Some gather in rooms where campers have PlayStations, while four individuals from Hernando High play cards in another.

"It's the only thing that can keep us calm, keep us relaxed," said Windham Rotunda, a second-year camper and part of a large Leopards contingent.

Two more practices follow, with cloud cover mercifully taking the edge off a 90-degree afternoon.

The later sessions bring more contact and competition.

When players gather at night to hear Kehoe's speech, some are limping, most are hurting and all are tired. But all are cheering and nodding in agreement as Kehoe talks about "submitting to success," a philosophy that has helped him win five national titles with the Hurricanes the past two decades.

In three days, linemen are given the most concentrated instruction of their young careers, and a confidence that can rub off on teammates at home.

Kehoe said that every team he sees winning a state title in football, there is a Down and Dirty camper somewhere on its line.

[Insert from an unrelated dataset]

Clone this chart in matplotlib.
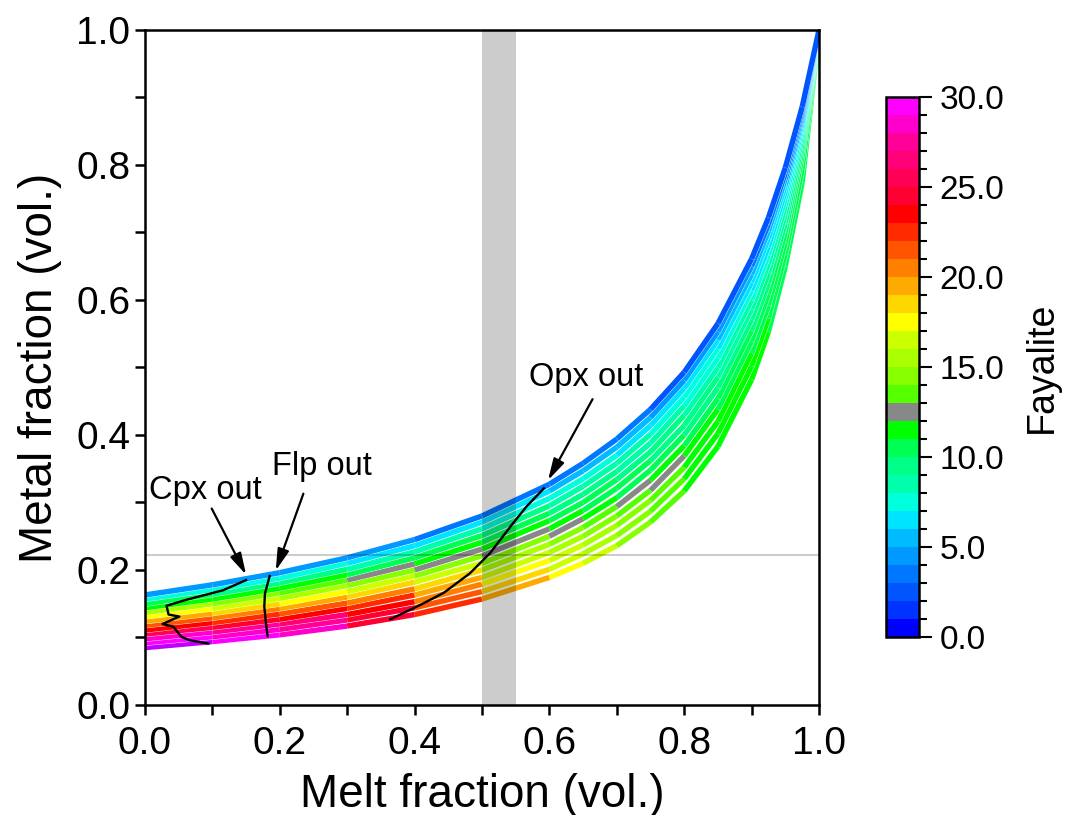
import numpy as np
import matplotlib
matplotlib.use("Agg")
import matplotlib.pyplot as plt
from matplotlib.collections import LineCollection
from matplotlib.colors import ListedColormap, BoundaryNorm
from matplotlib.cm import ScalarMappable
from matplotlib.ticker import MultipleLocator

plt.rcParams["font.family"] = ["Liberation Sans", "DejaVu Sans"]

# melt fraction nodes shared by every curve
melt_frac = [0.0, 0.1, 0.2, 0.3, 0.4, 0.5, 0.6, 0.65, 0.7, 0.75, 0.8, 0.85,
             0.9, 0.925, 0.95, 0.975, 1.0]

# metal fraction along each curve (top curve first)
metal_frac = [
    [0.163, 0.178, 0.196, 0.218, 0.245, 0.280, 0.327, 0.358, 0.394, 0.438, 0.493, 0.565, 0.661, 0.722, 0.796, 0.886, 1.0],
    [0.157, 0.171, 0.188, 0.210, 0.236, 0.271, 0.317, 0.347, 0.382, 0.426, 0.481, 0.553, 0.650, 0.712, 0.788, 0.881, 1.0],
    [0.150, 0.164, 0.181, 0.201, 0.227, 0.261, 0.306, 0.335, 0.370, 0.414, 0.469, 0.541, 0.638, 0.702, 0.779, 0.876, 1.0],
    [0.144, 0.157, 0.173, 0.193, 0.218, 0.251, 0.295, 0.324, 0.358, 0.401, 0.456, 0.528, 0.626, 0.691, 0.770, 0.870, 1.0],
    [0.137, 0.150, 0.166, 0.185, 0.209, 0.241, 0.284, 0.312, 0.346, 0.388, 0.443, 0.514, 0.614, 0.679, 0.761, 0.864, 1.0],
    [0.131, 0.143, 0.158, 0.177, 0.200, 0.231, 0.273, 0.300, 0.334, 0.375, 0.429, 0.500, 0.600, 0.667, 0.750, 0.857, 1.0],
    [0.124, 0.136, 0.150, 0.168, 0.191, 0.221, 0.261, 0.288, 0.321, 0.362, 0.414, 0.486, 0.586, 0.654, 0.739, 0.850, 1.0],
    [0.118, 0.129, 0.143, 0.160, 0.182, 0.210, 0.250, 0.276, 0.307, 0.348, 0.400, 0.470, 0.571, 0.640, 0.727, 0.842, 1.0],
    [0.111, 0.122, 0.135, 0.151, 0.172, 0.200, 0.238, 0.263, 0.294, 0.333, 0.384, 0.454, 0.555, 0.625, 0.714, 0.833, 1.0],
    [0.105, 0.115, 0.127, 0.143, 0.163, 0.189, 0.226, 0.250, 0.280, 0.318, 0.369, 0.438, 0.539, 0.609, 0.700, 0.824, 1.0],
    [0.098, 0.108, 0.120, 0.134, 0.153, 0.179, 0.214, 0.237, 0.266, 0.303, 0.352, 0.420, 0.521, 0.592, 0.685, 0.813, 1.0],
    [0.092, 0.101, 0.112, 0.126, 0.144, 0.168, 0.201, 0.224, 0.251, 0.287, 0.335, 0.402, 0.502, 0.573, 0.668, 0.794, 1.0],
    [0.085, 0.094, 0.104, 0.117, 0.134, 0.157, 0.189, 0.210, 0.236, 0.271, 0.317, 0.383, 0.482, 0.553, 0.650, 0.774, 1.0],
]

# fayalite content of each segment between the nodes above
fayalite = [
    [4.5, 4.5, 4.5, 4.5, 3.5, 3.5, 3.5, 3.5, 3.5, 2.5, 2.5, 2.5, 2.5, 2.5, 2.5, 2.5],
    [7.5, 7.5, 7.5, 6.5, 6.5, 6.5, 5.5, 5.5, 5.5, 4.5, 4.5, 4.5, 3.5, 3.5, 3.5, 3.5],
    [10.5, 9.5, 9.5, 8.5, 8.5, 7.5, 7.5, 7.5, 6.5, 6.5, 6.5, 5.5, 5.5, 5.5, 4.5, 4.5],
    [11.5, 11.5, 11.5, 10.5, 10.5, 9.5, 8.5, 8.5, 8.5, 7.5, 7.5, 6.5, 6.5, 6.5, 5.5, 5.5],
    [15.5, 14.5, 13.5, 12.5, 11.5, 10.5, 9.5, 9.5, 8.5, 8.5, 7.5, 7.5, 6.5, 6.5, 6.5, 5.5],
    [17.5, 16.5, 15.5, 14.5, 12.5, 11.5, 10.5, 10.5, 9.5, 9.5, 8.5, 8.5, 7.5, 7.5, 7.5, 6.5],
    [19.5, 18.5, 17.5, 16.5, 14.5, 12.5, 11.5, 10.5, 10.5, 9.5, 9.5, 8.5, 8.5, 8.5, 7.5, 7.5],
    [21.5, 20.5, 19.5, 18.5, 16.5, 14.5, 12.5, 11.5, 10.5, 10.5, 9.5, 9.5, 9.5, 8.5, 8.5, 8.5],
    [23.5, 22.5, 21.5, 20.5, 18.5, 15.5, 14.5, 13.5, 12.5, 11.5, 10.5, 10.5, 9.5, 9.5, 9.5, 8.5],
    [25.5, 24.5, 23.5, 22.5, 19.5, 16.5, 15.5, 14.5, 13.5, 12.5, 11.5, 10.5, 10.5, 10.5, 9.5, 9.5],
    [28.0, 27.5, 26.5, 23.5, 20.5, 17.5, 16.5, 15.5, 14.5, 13.5, 11.5, 11.5, 10.5, 10.5, 10.5, 9.5],
    [29.5, 28.5, 27.5, 24.5, 21.5, 18.5, 16.5, 15.5, 14.5, 13.5, 11.5, 11.5, 11.5, 10.5, 10.5, 10.5],
    [31.0, 29.5, 28.0, 24.5, 22.5, 19.5, 17.5, 16.5, 14.5, 13.5, 11.5, 11.5, 11.5, 10.5, 10.5, 10.5],
]

# phase-out traces
cpx_x = [0.150, 0.116, 0.062, 0.032, 0.035, 0.051, 0.026, 0.042, 0.054, 0.066, 0.094]
cpx_y = [0.185, 0.170, 0.156, 0.147, 0.134, 0.131, 0.120, 0.116, 0.101, 0.096, 0.091]
flp_x = [0.185, 0.178, 0.177, 0.180, 0.182]
flp_y = [0.191, 0.165, 0.146, 0.116, 0.102]
opx_x = [0.364, 0.408, 0.443, 0.482, 0.512, 0.542, 0.566, 0.592]
opx_y = [0.127, 0.148, 0.166, 0.195, 0.225, 0.264, 0.294, 0.321]

band_x = (0.50, 0.55)
ref_metal = 0.222

fa_colors = ['#0000ff', '#0033ff', '#0055ff', '#0077ff', '#0099ff', '#00bbff',
             '#00e5ff', '#00ffdd', '#00ffaa', '#00ff88', '#00ff55', '#00ff00',
             '#888888', '#55ff00', '#88ff00', '#aaff00', '#ccff00', '#ffff00',
             '#ffd700', '#ffaa00', '#ff8000', '#ff5500', '#ff2a00', '#ff0000',
             '#ff0033', '#ff0055', '#ff0077', '#ff0099', '#ff00cc', '#ff00ff']
cmap = ListedColormap(fa_colors)
cmap.set_over('#c000ff')
norm = BoundaryNorm(np.arange(0, 31, 1), cmap.N)

fig = plt.figure(figsize=(10.66, 8.15), dpi=100)
ax = fig.add_axes([0.136, 0.135, 0.6323, 0.8282])

# draw bottom curve first so upper ones sit on top
for ys, fa in zip(metal_frac[::-1], fayalite[::-1]):
    pts = np.column_stack([melt_frac, ys])
    ax.plot(melt_frac, ys, color='white', lw=4.4, solid_capstyle='butt',
            solid_joinstyle='round', zorder=2)
    segs = np.stack([pts[:-1], pts[1:]], axis=1)
    lc = LineCollection(segs, cmap=cmap, norm=norm, linewidths=3.9,
                        capstyle='butt', zorder=2)
    lc.set_array(np.array(fa))
    ax.add_collection(lc)

ax.axvspan(band_x[0], band_x[1], facecolor='black', alpha=0.2, lw=0, zorder=3)
ax.axhline(ref_metal, color='black', alpha=0.22, lw=1.3, zorder=3)

for xs, ys in [(cpx_x, cpx_y), (flp_x, flp_y), (opx_x, opx_y)]:
    ax.plot(xs, ys, color='black', lw=1.7, zorder=4)

arrow = dict(arrowstyle='-|>,head_length=1.3,head_width=0.35', color='black',
             lw=1.6, shrinkA=0, shrinkB=0)
ax.annotate('', xy=(0.150, 0.193), xytext=(0.099, 0.291), arrowprops=arrow, zorder=5)
ax.annotate('', xy=(0.194, 0.199), xytext=(0.235, 0.313), arrowprops=arrow, zorder=5)
ax.annotate('', xy=(0.598, 0.333), xytext=(0.664, 0.453), arrowprops=arrow, zorder=5)
ax.text(0.089, 0.318, 'Cpx out', ha='center', va='center', fontsize=23.5)
ax.text(0.262, 0.353, 'Flp out', ha='center', va='center', fontsize=23.5)
ax.text(0.655, 0.485, 'Opx out', ha='center', va='center', fontsize=23.5)

ax.set_xlim(0, 1)
ax.set_ylim(0, 1)
ax.xaxis.set_major_locator(MultipleLocator(0.2))
ax.xaxis.set_minor_locator(MultipleLocator(0.1))
ax.yaxis.set_major_locator(MultipleLocator(0.2))
ax.yaxis.set_minor_locator(MultipleLocator(0.1))
ax.xaxis.set_major_formatter('{x:.1f}')
ax.yaxis.set_major_formatter('{x:.1f}')
ax.tick_params(which='both', direction='out', length=7, width=1.8, labelsize=28)
ax.tick_params(axis='x', pad=8)
for sp in ax.spines.values():
    sp.set_linewidth(1.8)
ax.set_xlabel('Melt fraction (vol.)', fontsize=33, labelpad=8)
ax.set_ylabel('Metal fraction (vol.)', fontsize=33, labelpad=10)

cax = fig.add_axes([0.831, 0.2184, 0.031, 0.6626])
cb = fig.colorbar(ScalarMappable(norm=norm, cmap=cmap), cax=cax,
                  ticks=np.arange(0, 31, 5), format='%.1f')
cb.ax.yaxis.set_minor_locator(MultipleLocator(1))
cb.ax.tick_params(which='major', direction='out', length=9, width=1.5,
                  labelsize=24, pad=6)
cb.ax.tick_params(which='minor', direction='out', length=6, width=1.5)
cb.outline.set_linewidth(1.8)
cb.set_label('Fayalite', fontsize=27, labelpad=14)

fig.savefig('out.png', dpi=100)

"Once we make it through these practices, we know we're ready to play," Rodriguez said. "You make it through these three days, it's pretty respectable.

"It's going to take a lot of hard work this fall, but I'm pumped up to play," he said. "I can't wait for the season to start."

Art Kehoe, who has won five national titles as Miami's offensive line coach, shows a player the proper technique in the camp at Saint Leo.

Justin Cochran, far left, blocks Ivan Vega as coach Chris Hansen watches Cochran's form. The intensity shows on the face of Ryan Winter, right, as he goes through a drill Wednesday. With three sessions in nine days, the camp will reach a plateau this year: 1,000 participants.

Eric Ervin, far left, struggles with cramps as Sean Long tries to catch his breath. Several players needed IVs to replenish their fluids after

completing workouts in 90-degree heat. At right, a trainer tapes Jason Kaminski's injured ankle.